* START Information provided *
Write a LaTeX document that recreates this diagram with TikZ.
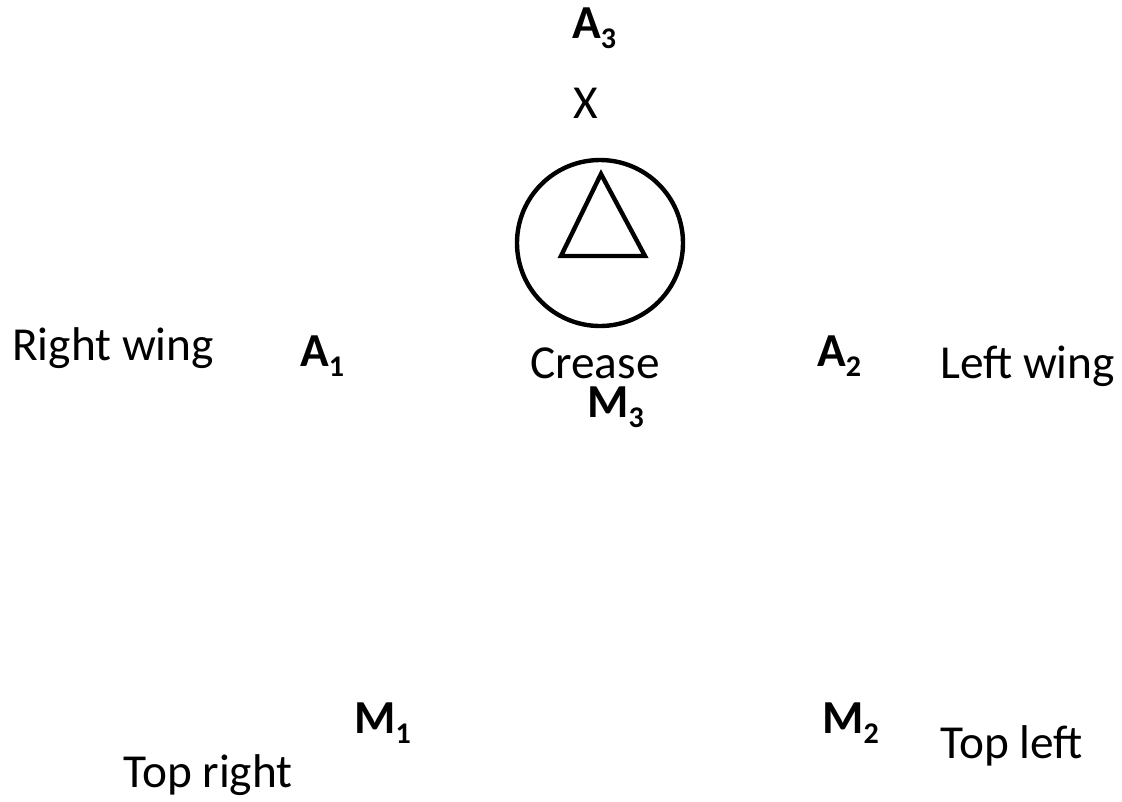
\documentclass[tikz,border=0pt]{standalone}
\usepackage{fontspec}
\setmainfont{Carlito}
\newcommand\lsub[1]{\raisebox{-8pt}{\fontsize{22.5}{26}\selectfont #1}}
\begin{document}
\begin{tikzpicture}[x=0.75pt,y=-0.75pt,
  lbl/.style={anchor=base west,inner sep=0pt,font=\fontsize{35.5}{42}\selectfont},
  blbl/.style={lbl,font=\fontsize{35.5}{42}\selectfont\bfseries},
  outl/.style={draw=black,line width=3.3pt}]
\useasboundingbox (0,0) rectangle (1122,801);
\node[blbl] (a3) at (572,38) {A\lsub{3}};
\node[lbl] (x) at (573,118) {X};
\node[outl,circle,minimum size=124.5pt,inner sep=0pt] (c) at (600,243) {};
\draw[outl,line join=miter] (601,174) -- (645,256) -- (561,256) -- cycle;
\node[lbl] (rw) at (12,360) {Right wing};
\node[blbl] (a1) at (300,366) {A\lsub{1}};
\node[lbl,text depth=0pt] (cr) at (530,378) {Crease};
\node[blbl] (m3) at (587,417) {M\lsub{3}};
\node[blbl] (a2) at (817,366) {A\lsub{2}};
\node[lbl] (lw) at (940,378) {Left wing};
\node[blbl] (m1) at (354,733) {M\lsub{1}};
\node[blbl] (m2) at (822,733) {M\lsub{2}};
\node[lbl] (tl) at (940,758) {Top left};
\node[lbl] (tr) at (123,787) {Top right};
\end{tikzpicture}
\end{document}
* END Information provided *
**Stated goal**
Repeat the data exactly, dropping every picture it holds.

**In response**
Write a LaTeX document that recreates this diagram with TikZ.
\documentclass[tikz,border=0pt]{standalone}
\usepackage{fontspec}
\setmainfont{Carlito}
\newcommand\lsub[1]{\raisebox{-8pt}{\fontsize{22.5}{26}\selectfont #1}}
\begin{document}
\begin{tikzpicture}[x=0.75pt,y=-0.75pt,
  lbl/.style={anchor=base west,inner sep=0pt,font=\fontsize{35.5}{42}\selectfont},
  blbl/.style={lbl,font=\fontsize{35.5}{42}\selectfont\bfseries},
  outl/.style={draw=black,line width=3.3pt}]
\useasboundingbox (0,0) rectangle (1122,801);
\node[blbl] (a3) at (572,38) {A\lsub{3}};
\node[lbl] (x) at (573,118) {X};
\node[outl,circle,minimum size=124.5pt,inner sep=0pt] (c) at (600,243) {};
\draw[outl,line join=miter] (601,174) -- (645,256) -- (561,256) -- cycle;
\node[lbl] (rw) at (12,360) {Right wing};
\node[blbl] (a1) at (300,366) {A\lsub{1}};
\node[lbl,text depth=0pt] (cr) at (530,378) {Crease};
\node[blbl] (m3) at (587,417) {M\lsub{3}};
\node[blbl] (a2) at (817,366) {A\lsub{2}};
\node[lbl] (lw) at (940,378) {Left wing};
\node[blbl] (m1) at (354,733) {M\lsub{1}};
\node[blbl] (m2) at (822,733) {M\lsub{2}};
\node[lbl] (tl) at (940,758) {Top left};
\node[lbl] (tr) at (123,787) {Top right};
\end{tikzpicture}
\end{document}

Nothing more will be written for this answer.